- [COLLECTED MATERIAL]:
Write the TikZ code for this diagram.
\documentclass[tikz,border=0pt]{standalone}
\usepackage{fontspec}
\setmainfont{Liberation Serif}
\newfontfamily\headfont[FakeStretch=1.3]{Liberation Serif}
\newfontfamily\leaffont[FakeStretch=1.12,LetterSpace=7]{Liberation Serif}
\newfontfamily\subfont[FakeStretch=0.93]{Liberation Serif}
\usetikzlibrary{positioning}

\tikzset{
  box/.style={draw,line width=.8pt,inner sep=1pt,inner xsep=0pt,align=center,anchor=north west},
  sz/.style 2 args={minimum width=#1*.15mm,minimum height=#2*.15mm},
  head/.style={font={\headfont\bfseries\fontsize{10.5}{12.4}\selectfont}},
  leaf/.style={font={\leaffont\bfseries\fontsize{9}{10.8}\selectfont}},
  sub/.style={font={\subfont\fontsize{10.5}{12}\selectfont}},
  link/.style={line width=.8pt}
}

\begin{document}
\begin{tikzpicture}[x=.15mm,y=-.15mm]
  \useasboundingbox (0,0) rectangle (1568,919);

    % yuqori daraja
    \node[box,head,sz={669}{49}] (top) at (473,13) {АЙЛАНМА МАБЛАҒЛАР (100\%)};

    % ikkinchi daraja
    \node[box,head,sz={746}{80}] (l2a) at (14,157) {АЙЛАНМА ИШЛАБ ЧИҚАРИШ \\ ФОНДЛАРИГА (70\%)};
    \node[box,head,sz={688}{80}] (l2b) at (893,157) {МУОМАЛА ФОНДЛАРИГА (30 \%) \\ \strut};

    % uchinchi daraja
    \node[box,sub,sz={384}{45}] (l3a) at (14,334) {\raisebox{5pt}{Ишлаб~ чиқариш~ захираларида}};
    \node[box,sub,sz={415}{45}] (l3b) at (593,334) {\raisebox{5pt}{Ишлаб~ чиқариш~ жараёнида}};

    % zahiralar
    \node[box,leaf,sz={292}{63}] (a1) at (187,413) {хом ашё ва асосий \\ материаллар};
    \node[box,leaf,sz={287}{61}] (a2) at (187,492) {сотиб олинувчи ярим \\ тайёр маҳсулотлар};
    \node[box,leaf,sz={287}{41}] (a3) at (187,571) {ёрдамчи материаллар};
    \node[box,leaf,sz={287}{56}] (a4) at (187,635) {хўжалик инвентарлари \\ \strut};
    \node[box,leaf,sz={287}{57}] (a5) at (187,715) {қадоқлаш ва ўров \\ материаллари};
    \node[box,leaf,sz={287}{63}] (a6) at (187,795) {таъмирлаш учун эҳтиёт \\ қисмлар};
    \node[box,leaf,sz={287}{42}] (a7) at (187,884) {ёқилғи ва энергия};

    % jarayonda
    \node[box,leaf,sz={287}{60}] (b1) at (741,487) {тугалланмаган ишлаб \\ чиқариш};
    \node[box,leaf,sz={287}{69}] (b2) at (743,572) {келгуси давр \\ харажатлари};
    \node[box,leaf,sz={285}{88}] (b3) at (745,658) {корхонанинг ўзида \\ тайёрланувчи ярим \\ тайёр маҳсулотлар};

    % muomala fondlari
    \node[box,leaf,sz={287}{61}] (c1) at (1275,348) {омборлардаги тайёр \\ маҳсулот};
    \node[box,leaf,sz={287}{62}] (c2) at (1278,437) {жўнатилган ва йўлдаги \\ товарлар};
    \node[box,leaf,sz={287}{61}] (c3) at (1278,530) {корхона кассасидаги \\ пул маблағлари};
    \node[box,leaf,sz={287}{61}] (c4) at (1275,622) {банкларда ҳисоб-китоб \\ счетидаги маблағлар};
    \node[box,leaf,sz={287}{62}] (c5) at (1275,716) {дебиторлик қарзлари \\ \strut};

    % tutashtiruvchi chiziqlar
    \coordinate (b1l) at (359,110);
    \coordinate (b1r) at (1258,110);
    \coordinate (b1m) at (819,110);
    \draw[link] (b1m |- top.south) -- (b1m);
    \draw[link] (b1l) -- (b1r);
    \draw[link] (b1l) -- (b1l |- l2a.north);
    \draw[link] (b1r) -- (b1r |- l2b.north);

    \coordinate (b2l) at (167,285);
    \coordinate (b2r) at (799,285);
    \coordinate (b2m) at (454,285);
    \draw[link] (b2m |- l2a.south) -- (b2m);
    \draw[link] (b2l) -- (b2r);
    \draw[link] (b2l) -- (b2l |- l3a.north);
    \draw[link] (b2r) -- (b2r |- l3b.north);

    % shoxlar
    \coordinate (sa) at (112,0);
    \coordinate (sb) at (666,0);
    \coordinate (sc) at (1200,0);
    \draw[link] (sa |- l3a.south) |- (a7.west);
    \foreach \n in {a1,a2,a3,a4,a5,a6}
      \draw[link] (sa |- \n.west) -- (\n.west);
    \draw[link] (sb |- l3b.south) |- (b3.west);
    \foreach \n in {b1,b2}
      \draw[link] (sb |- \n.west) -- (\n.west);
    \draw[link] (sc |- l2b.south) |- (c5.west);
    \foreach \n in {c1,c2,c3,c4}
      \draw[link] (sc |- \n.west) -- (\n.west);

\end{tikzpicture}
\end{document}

- [WHAT IS EXPECTED]:
Set down, exactly as written, each line of the data from its opening line through the one containing "(l2b) at (893,157)". Output nothing more.

- [WRITTEN SOLUTION]:
Write the TikZ code for this diagram.
\documentclass[tikz,border=0pt]{standalone}
\usepackage{fontspec}
\setmainfont{Liberation Serif}
\newfontfamily\headfont[FakeStretch=1.3]{Liberation Serif}
\newfontfamily\leaffont[FakeStretch=1.12,LetterSpace=7]{Liberation Serif}
\newfontfamily\subfont[FakeStretch=0.93]{Liberation Serif}
\usetikzlibrary{positioning}

\tikzset{
  box/.style={draw,line width=.8pt,inner sep=1pt,inner xsep=0pt,align=center,anchor=north west},
  sz/.style 2 args={minimum width=#1*.15mm,minimum height=#2*.15mm},
  head/.style={font={\headfont\bfseries\fontsize{10.5}{12.4}\selectfont}},
  leaf/.style={font={\leaffont\bfseries\fontsize{9}{10.8}\selectfont}},
  sub/.style={font={\subfont\fontsize{10.5}{12}\selectfont}},
  link/.style={line width=.8pt}
}

\begin{document}
\begin{tikzpicture}[x=.15mm,y=-.15mm]
  \useasboundingbox (0,0) rectangle (1568,919);

    % yuqori daraja
    \node[box,head,sz={669}{49}] (top) at (473,13) {АЙЛАНМА МАБЛАҒЛАР (100\%)};

    % ikkinchi daraja
    \node[box,head,sz={746}{80}] (l2a) at (14,157) {АЙЛАНМА ИШЛАБ ЧИҚАРИШ \\ ФОНДЛАРИГА (70\%)};
    \node[box,head,sz={688}{80}] (l2b) at (893,157) {МУОМАЛА ФОНДЛАРИГА (30 \%) \\ \strut};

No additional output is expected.